Four Central European countries announced Monday (1 October) a plan to build a high-speed rail link between Budapest and Warsaw, said Hungarian Foreign Minister Péter Szijjártó.
The planned two-track line would allow train travel at 250 kilometres (miles) per hour, with stops only at Budapest, Bratislava, Brno in the eastern Czech Republic, and Warsaw, Szijjarto told Hungarian public media.
Potential funding options include a loan by the European Investment Bank (EIB), Szijjarto said after a meeting of transport ministers from the Czech Republic, Hungary, Poland and Slovakia — the so-called Visegrad 4 group — in the Slovakian resort of Lake Strba.
Only around 14% of rail projects funded by the EIB so far were in central Europe, according to Szijjarto.

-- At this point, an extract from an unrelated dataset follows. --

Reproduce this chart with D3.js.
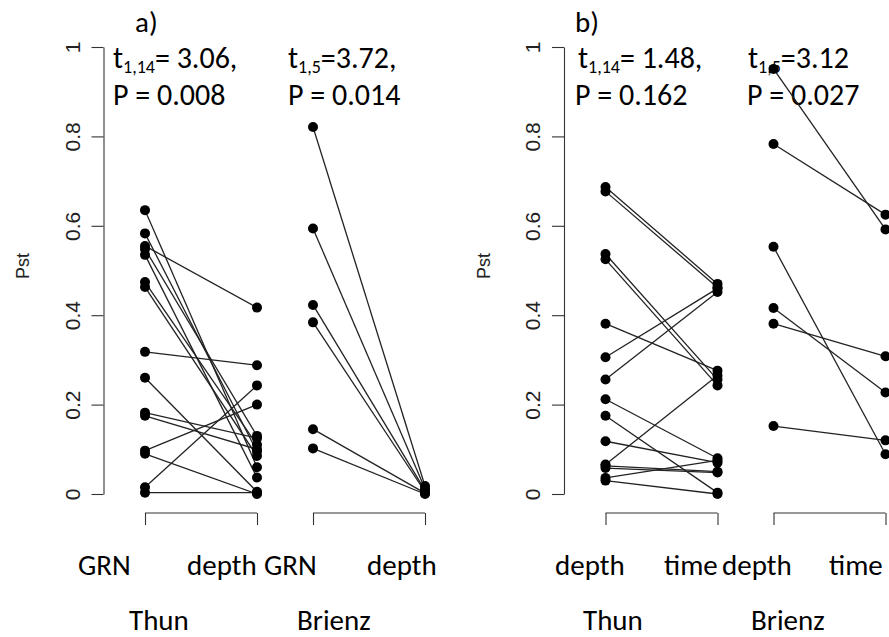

“This will be a typical Visegrad project, with all the four countries involved in talks on funding,” he said, without giving an estimate for the cost of the project.
The public procurement procedure for a feasibility study would last for half a year, while the study could be completed within two years.
“We would have liked that part to proceed faster, but our partners requested that time period, given the scale of the project,” said Szijjarto, without setting a scheduled completion date for the plan.
Prague Radio quoted Szijjártó as saying that the Hungarian government would put some €5 million in the project, which indicates that the bulk of the funding should come from elsewhere.
— Mardishongrois (@Mardishongrois) September 7, 2018
A high-speed train link is being built between Belgrade and Budapest with Chinese technology and financing.
Such a link is seen in the wider picture of the Chinese Belt and Road initiative and as a “Chinese Balkan corridor” leveraging the Greek port of Piraeus, the majority stake of which was acquired in 2016 by China Ocean Shipping Company COSCO.
The Visegrad countries are open to the Chinese-led 16+1 format, which is seen by Brussels as a dangerous incursion on EU territory of Chinese ways of doing business. Conversely, the EU advocates “the European way”, based on international rules and regulations and EU public procurement policy.